Get ready Detroit, Nick Cave is coming for you—Soundsuits in tow. For the next seven months, the Cranbrook Art Museum and the greater city of Detroit will play host to the artist’s most ambitious project to date. Mr. Cave, a 1989 graduate of the Cranbrook Academy of Art, will return to the city this spring to launch a museum exhibition of massive scope, titled “Nick Cave: Here Hear,” which will also include a series of free city-wide public performances and staged events beginning in April and running through October.

Mr. Cave’s pseudo-residency is fueled by the personal philosophy he describes as “collective dreaming,” an impetus for drawing on community-driven and locally produced site specific projects. “My goal is to work with these groups and those who live in and love the city to reimagine Detroit as an always-surprising environment of creativity, excitement, and engagement. My dreams for the city are big, because I believe it is important for Detroit to be dreaming ambitiously at this moment about its own future,” he said in a statement.
“Here Hear” kicks off April 10 with several “pop up” photo shoots where Mr. Cave will perform in one of his Soundsuits. The suits were first created by the artist in 1991 as a response to the beating of Rodney King, and incorporate influences from African art, armor, found objects, and textile elements that form a dynamic, wearable second skin. Performances will start at the Peristyle at the Cranbrook Art Museum and continue on to neighborhoods like Mexicantown and Brightmoor, as well as the African Bead Museum and Eastern Market. The museum will tease out clues to performance locations on social media as they happen, and the photos will be compiled into a book later this summer, titled Nick Cave: Greetings from Detroit.
The core exhibition for “Nick Cave: Here Hear” will open at the Cranbrook headquarters June 20 through October, and showcase approximately 30 Soundsuits, seven newly commissioned artworks, and a performance at the historic Redford Theatre. The exhibition’s “Map in Action” room will serve as a hub for the ongoing performance series and wearable Soundsuits, which will rotate through the exhibition while not being used for performances.

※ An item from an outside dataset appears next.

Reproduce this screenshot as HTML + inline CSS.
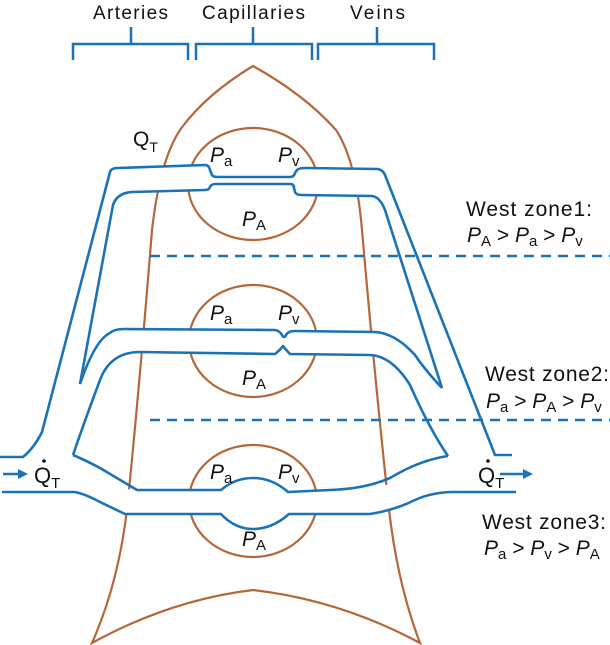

“The ambitious scope of ‘Nick Cave: Hear Here’ was designed to make a significant impact at the museum and throughout the city of Detroit,” said Laura Mott, curator of Contemporary Art and Design at the Cranbrook, to the Observer. “A majority of the public performance series include working in collaboration with local residents, performers, musicians, non-profits, and students—as a city we’re not just observing, we are participating.”

Mr. Cave’s Detroit takeover will be punctuated by several crossover events with local organizations, and participation from local residents. From July through August, the Cranbrook Art Museum will partner with the Museum of Contemporary Art Detroit to present three Dance Labs choreographed by the artist; he’ll collaborate with LBGTQ teens from the Ruth Ellis Center in Highland Park to create the performance Up Right Detroit in July; and in September he’ll work with students from the Detroit RiverFront Conservancy and the Detroit School of Arts to debut Heard Detroit, a performance featuring 30 life-size horse sculptures that will be operated by 60 high school dancers. His live performances will conclude with Figure This: Detroit, a large-scale public show at the Masonic Temple on October 4.